C’était un cours magistral qui sort de l'ordinaire : l’ancien président uruguayen José « Pepe » Mujica a inauguré la troisième conférence Europe-Amérique latine, organisée par Sciences Po, mardi 27 octobre à Paris.
Connu pour son franc-parler, son air débonnaire et informel, Pepe Mujica s’est adressé aux étudiants, du haut de ses 80 ans. Face à une jeunesse tentée par l’apolitisme, il a appelé à s’engager, car l’avenir de l’humanité et de la planète est en jeu. Le défi, inédit, est avant tout politique, avant d’être écologique ou économique.
José Mujica a tenu à l’égard de l’Europe un langage inhabituel. D’une part, il a revendiqué l’héritage européen de l’Amérique latine : « Descendants d’immigrés, nous devons à l’Europe nos noms, notre culture, notre langue. L’Uruguay est un Etat laïc, mais je dois reconnaître notre dette envers le christianisme. Berceau de notre civilisation, l’Europe n’est hélas pas à la hauteur des défis de la planète. »
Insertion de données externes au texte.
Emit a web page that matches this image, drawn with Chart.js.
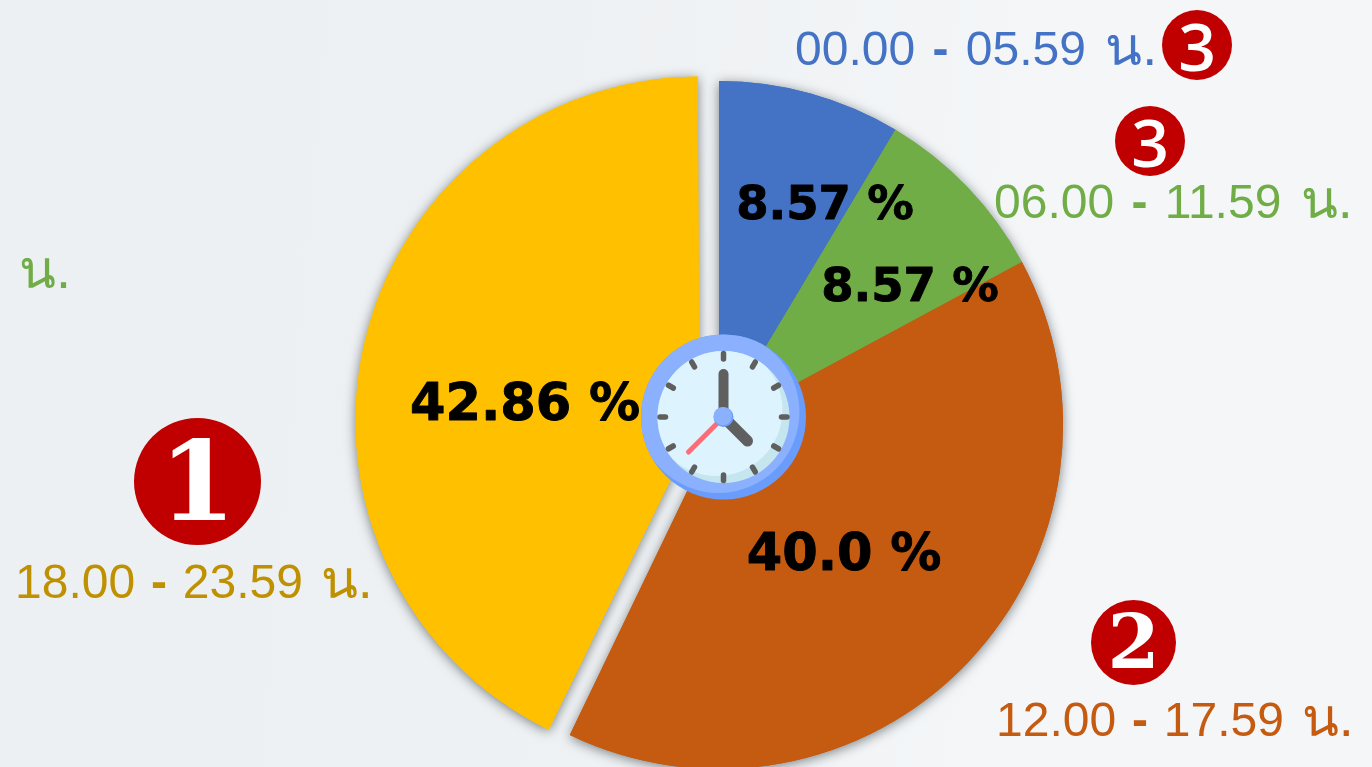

« Notre époque dispose de ressources inédites, d’une productivité jamais vue. Nous sommes proches du Ciel, alors que nous semblons marcher vers l’Enfer. Aucune nation ne peut faire face, seule, aux problèmes de notre temps. »
Pepe Mujica a évoqué l’histoire. « Les précédentes globalisations, Rome ou la Chine, avaient une direction politique, alors que la nôtre est livrée à la volatilité des marchés, a-t-il déploré. En Amérique latine, le rêve d’intégration régionale est aussi vieux que les indépendances. Mais nous avons très peu avancé. Une part infime de nos échanges se fait entre nos pays, alors que les exportations restent tournées vers le reste du monde. Aujourd’hui, la Chine a pris la place prépondérante jadis occupée par l’Europe ou les Etats-Unis. »
« J’ai terriblement mal à l’Europe »
L’ancien président a loué la vision des pères fondateurs de l’Union européenne après la seconde guerre mondiale : « L’enjeu était déjà politique, avant d’être commercial ou économique. Dans un monde bipolaire, face aux Etats-Unis et à l’Union soviétique, l’Europe a décidé de s’intégrer pour continuer à exister. »
L’ancien guérillero Tupamaro a regretté que l’Organisation mondiale du commerce (OMC), gage de règles du jeu universelles, soit minée par la prolifération d’accords bilatéraux. Il a aussi critiqué l’accord transpacifique et l’accord transatlantique encore en gestation, car ils prétendent ériger des barrières contre la Chine. Comment laisser en marge l’Inde, l’Afrique, le Moyen-Orient, les régions pauvres ? Pepe Mujica prône plutôt une solidarité planétaire, une alliance entre riches et pauvres : « La concentration des richesses, les inégalités sont intolérables. »
« J’ai terriblement mal à l’Europe, a-t-il affirmé. Nous, Latino-Américains, nous avons besoin des Européens pour équilibrer le rapport de forces. Cela fait quinze ans que nous négocions un accord entre nos deux régions. L’Union européenne est trop centrée sur ses propres problèmes. L’égoïsme national des fins de mois doit être remplacé par l’intelligence à long terme. L’UE doit reprendre l’initiative, prendre en charge les questions du monde. »
Ancien président d’un petit pays coincé entre le Brésil et l’Argentine, l'Uruguayen s’est débarrassé de tout réflexe chauviniste : « La bourgeoisie de Sao Paulo ne peut pas continuer à être provinciale, elle doit s’engager dans l’intégration régionale par la création de multinationales latino-américaines ». Un tel plaidoyer pour l’intégration latino-américaine et pour l’alliance avec l’UE reste rare.